解决中文utf-8编码导致的字数统计难题-CSDN博客

本文链接：https://blog.csdn.net/zhizichina/article/details/7642614

在做下面这个试验的过程中出现了一些错误。现在仍然没有改正，所以建议先不要按照这种方法进行尝试，如果想试用utf-8转换的话，要先试用连接中的方法。

最近在做微博字数统计的时候，使用java写程序将获取的微博数据写成了utf-8格式，这让我在以后的程序中受尽苦头，utf-8是一种组合字符，其中英文占一个字符，而中文占三个字符。这样就在字数统计中遇到了很大的困难。
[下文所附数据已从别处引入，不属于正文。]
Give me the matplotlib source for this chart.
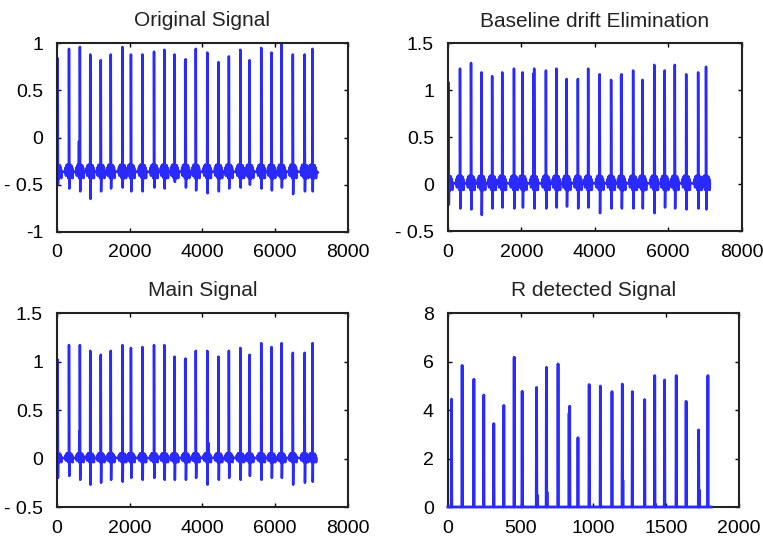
import numpy as np
import matplotlib.pyplot as plt

plt.rcParams['font.family'] = ['Liberation Sans', 'DejaVu Sans']

# R peak sample positions (same recording in the three ECG panels)
r_pos = [18, 330, 630, 915, 1205, 1480, 1800, 2035, 2350, 2670, 2955, 3235, 3540,
         3820, 4135, 4445, 4730, 5045, 5300, 5620, 5905, 6180, 6490, 6815, 7030]

# Original Signal
orig_r = [0.84, 0.94, 0.96, 0.88, 0.82, 0.88, 0.96, 0.88, 0.88, 0.91, 0.93, 0.88, 0.83,
          0.94, 0.90, 0.80, 0.86, 0.93, 0.82, 0.95, 0.90, 1.00, 0.88, 0.88, 0.94]
orig_s = [-0.50, -0.54, -0.57, -0.65, -0.57, -0.54, -0.53, -0.57, -0.57, -0.53, -0.54, -0.47, -0.53,
          -0.56, -0.59, -0.57, -0.54, -0.53, -0.50, -0.54, -0.56, -0.53, -0.60, -0.57, -0.57]
orig_extra = [(605, -0.04), (3528, 0.80)]

# Baseline drift Elimination
drift_r = [1.08, 1.23, 1.29, 1.19, 1.15, 1.19, 1.23, 1.19, 1.23, 1.21, 1.23, 1.12, 1.12,
           1.23, 1.17, 1.11, 1.17, 1.21, 1.11, 1.27, 1.21, 1.27, 1.17, 1.19, 1.25]
drift_s = [-0.22, -0.26, -0.27, -0.33, -0.26, -0.25, -0.26, -0.25, -0.26, -0.26, -0.25, -0.24, -0.26,
           -0.25, -0.31, -0.26, -0.26, -0.26, -0.26, -0.31, -0.25, -0.26, -0.27, -0.26, -0.27]
drift_extra = [(5635, 0.22), (2338, 1.18), (4718, 1.15)]

# Main Signal
main_r = [1.02, 1.17, 1.17, 1.11, 1.07, 1.11, 1.17, 1.14, 1.15, 1.17, 1.17, 1.05, 1.03,
          1.11, 1.11, 1.05, 1.11, 1.14, 1.07, 1.19, 1.15, 1.19, 1.09, 1.09, 1.19]
main_s = [-0.20, -0.18, -0.22, -0.27, -0.25, -0.22, -0.24, -0.20, -0.22, -0.20, -0.22, -0.22, -0.22,
          -0.20, -0.27, -0.22, -0.20, -0.22, -0.18, -0.22, -0.20, -0.20, -0.27, -0.25, -0.24]
main_extra = [(614, 0.28), (4170, 0.16), (3528, 1.02)]

# baseline wiggle around each beat (offset from R, relative level)
wig_off = [-110, -96, -84, -70, -58, -46, -34, -22, -12, 18, 28, 38, 50, 62, 74, 88, 100, 112]
wig_val = [0.0, 0.6, -0.4, 0.9, -0.2, 1.0, 0.3, -0.7, 0.4, 1.0, -0.8, 0.6, -0.5, 0.9, -0.3, 0.6, -0.7, 0.2]

# R detected Signal
rd_x = [25, 98, 179, 247, 316, 385, 456, 511, 610, 678, 758, 838, 895,
        972, 1049, 1129, 1200, 1269, 1354, 1423, 1491, 1571, 1639, 1725, 1789]
rd_h = [4.45, 5.84, 5.27, 4.62, 3.44, 4.19, 6.18, 4.77, 4.93, 5.76, 5.90, 4.16, 2.86,
        5.05, 4.99, 4.76, 5.07, 4.76, 4.43, 5.42, 5.24, 5.42, 4.36, 3.18, 5.42]
rd_small = [(614, 0.5), (682, 0.62), (834, 3.87), (1204, 1.11), (1729, 0.70),
            (1427, 0.12), (515, 0.06), (1053, 0.04)]
rd_end = 1812


def ecg_trace(r_h, s_d, base, amp, extra, end):
    pts = [(0, base), (end, base)]
    for r, h, s in zip(r_pos, r_h, s_d):
        pts += [(r - 4, base), (r, h), (r + 9, s)]
        pts += [(r + o, base + amp * v) for o, v in zip(wig_off, wig_val)]
    for x, y in extra:
        pts += [(x - 5, base), (x, y), (x + 5, base)]
    pts = sorted(p for p in pts if 0 <= p[0] <= end)
    return [p[0] for p in pts], [p[1] for p in pts]


def style(ax, xlim, ylim, xticks, yticks, ylabels, title):
    ax.set_xlim(xlim)
    ax.set_ylim(ylim)
    ax.set_xticks(xticks)
    ax.set_yticks(yticks)
    ax.set_yticklabels(ylabels)
    ax.tick_params(direction='in', top=True, right=True, length=3, width=1,
                   labelsize=14)
    ax.tick_params(axis='x', pad=9)
    ax.tick_params(axis='y', pad=10)
    for sp in ax.spines.values():
        sp.set_linewidth(1.5)
        sp.set_color('#222222')
    ax.set_title(title, fontsize=15, pad=12, color='#222222')


fig = plt.figure(figsize=(7.63, 5.38), dpi=100)
ax1 = fig.add_axes([0.0747, 0.5688, 0.381, 0.351])
ax2 = fig.add_axes([0.587, 0.5706, 0.385, 0.349])
ax3 = fig.add_axes([0.0747, 0.0576, 0.381, 0.3606])
ax4 = fig.add_axes([0.587, 0.0576, 0.381, 0.3606])

col = '#2a2aff'

x, y = ecg_trace(orig_r, orig_s, -0.37, 0.085, orig_extra, 7177)
ax1.plot(x, y, color=col, lw=1.8)
style(ax1, (0, 8000), (-1, 1), [0, 2000, 4000, 6000, 8000],
      [-1, -0.5, 0, 0.5, 1], ['-1', '- 0.5', '0', '0.5', '1'], 'Original Signal')

x, y = ecg_trace(drift_r, drift_s, 0.0, 0.09, drift_extra, 7136)
ax2.plot(x, y, color=col, lw=1.8)
style(ax2, (0, 8000), (-0.5, 1.5), [0, 2000, 4000, 6000, 8000],
      [-0.5, 0, 0.5, 1, 1.5], ['- 0.5', '0', '0.5', '1', '1.5'], 'Baseline drift Elimination')

x, y = ecg_trace(main_r, main_s, 0.0, 0.055, main_extra, 7140)
ax3.plot(x, y, color=col, lw=1.8)
style(ax3, (0, 8000), (-0.5, 1.5), [0, 2000, 4000, 6000, 8000],
      [-0.5, 0, 0.5, 1, 1.5], ['- 0.5', '0', '0.5', '1', '1.5'], 'Main Signal')

pts = [(0, 0), (rd_end, 0)]
for sx, sh in list(zip(rd_x, rd_h)) + rd_small:
    pts += [(sx - 2, 0), (sx, sh), (sx + 2, 0)]
pts = sorted(pts)
ax4.plot([p[0] for p in pts], [p[1] for p in pts], color=col, lw=2.0,
         clip_on=False, zorder=3)
style(ax4, (0, 2000), (0, 8), [0, 500, 1000, 1500, 2000],
      [0, 2, 4, 6, 8], ['0', '2', '4', '6', '8'], 'R detected Signal')

fig.savefig('out.png', dpi=100)
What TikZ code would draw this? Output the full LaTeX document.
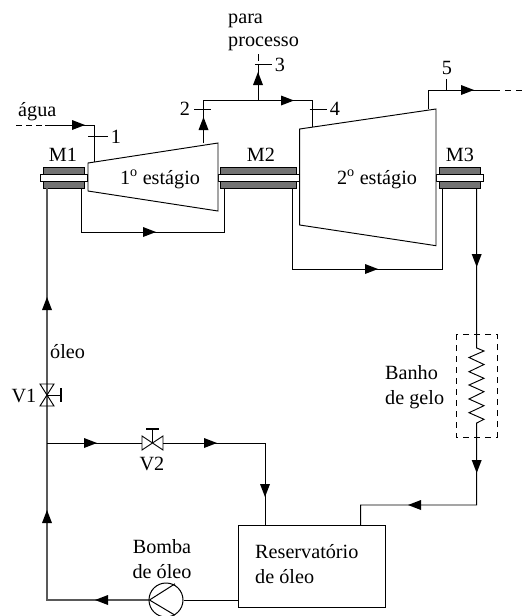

但是借助于http://blog.csdn.net/chrisniu1984/article/details/7359908所说的方法还是将问题解决。

程序如下

#include <iostream>
#include <fstream>
#include <string>
#define utf8_asc(byte) (((unsigned char)(byte)>=0x00)&&((unsigned char)(byte)<=0x7f))
#define utf8_first(byte) (((unsigned char)(byte)>=0xc0)&&((unsigned char)(byte)<=0xfd))
#define utf8_other(byte) (((unsigned char)(byte)>=0x80)&&((unsigned char)(byte)<=0xbf))
using namespace std;
int ceil(int num){
	if (num&&0x01) return (num>>1) + 1;
	else return (num >> 1);
}
void count_text(string &file_name, long *count){
	ifstream fin;
	fin.open(file_name.c_str(), ios::in);

	if (!fin){
		cout << "file open error" << endl;
		return ;
	}
	else {
		cout << "file open ok" << endl;
	}
	string s;
	getline(fin, s);
	while (getline(fin, s)){
		getline(fin, s);
		int co = 0, co2 = 0;
		for (int i = 0; i < s.size(); ++i){
			if (utf8_first(s[i]))
				co++;
			if (utf8_asc(s[i]))
				co2++;
		}
		count[co+ceil(co2)] ++;
		getline(fin, s);
	}
	fin.close();
}

int main(){
	
	string file_name2 = "e://weibodata_2.txt";
	string file_name1 = "e://weibodata_5.txt";
	string file_name = "e://datatest.txt";
	long count[560] = {0};
//	count_text(file_name2, count);
	count_text(file_name, count);
	ofstream fout("e://count_number.txt");
	for (int i = 0; i < 560; ++i)
		fout << count[i] << endl;
	fout.close();


	return 0;
}

这个程序不知道是不是对的。在读文件数据之前要提前读一行，这让我很无解，不知道为什么要这么做。在不停的debug中浪费了很多的时间，但是后来想一想这种工作真的美什么必要去做，但是既然想到这么一个问题就好好把他解决吧。心情不爽，静不下来。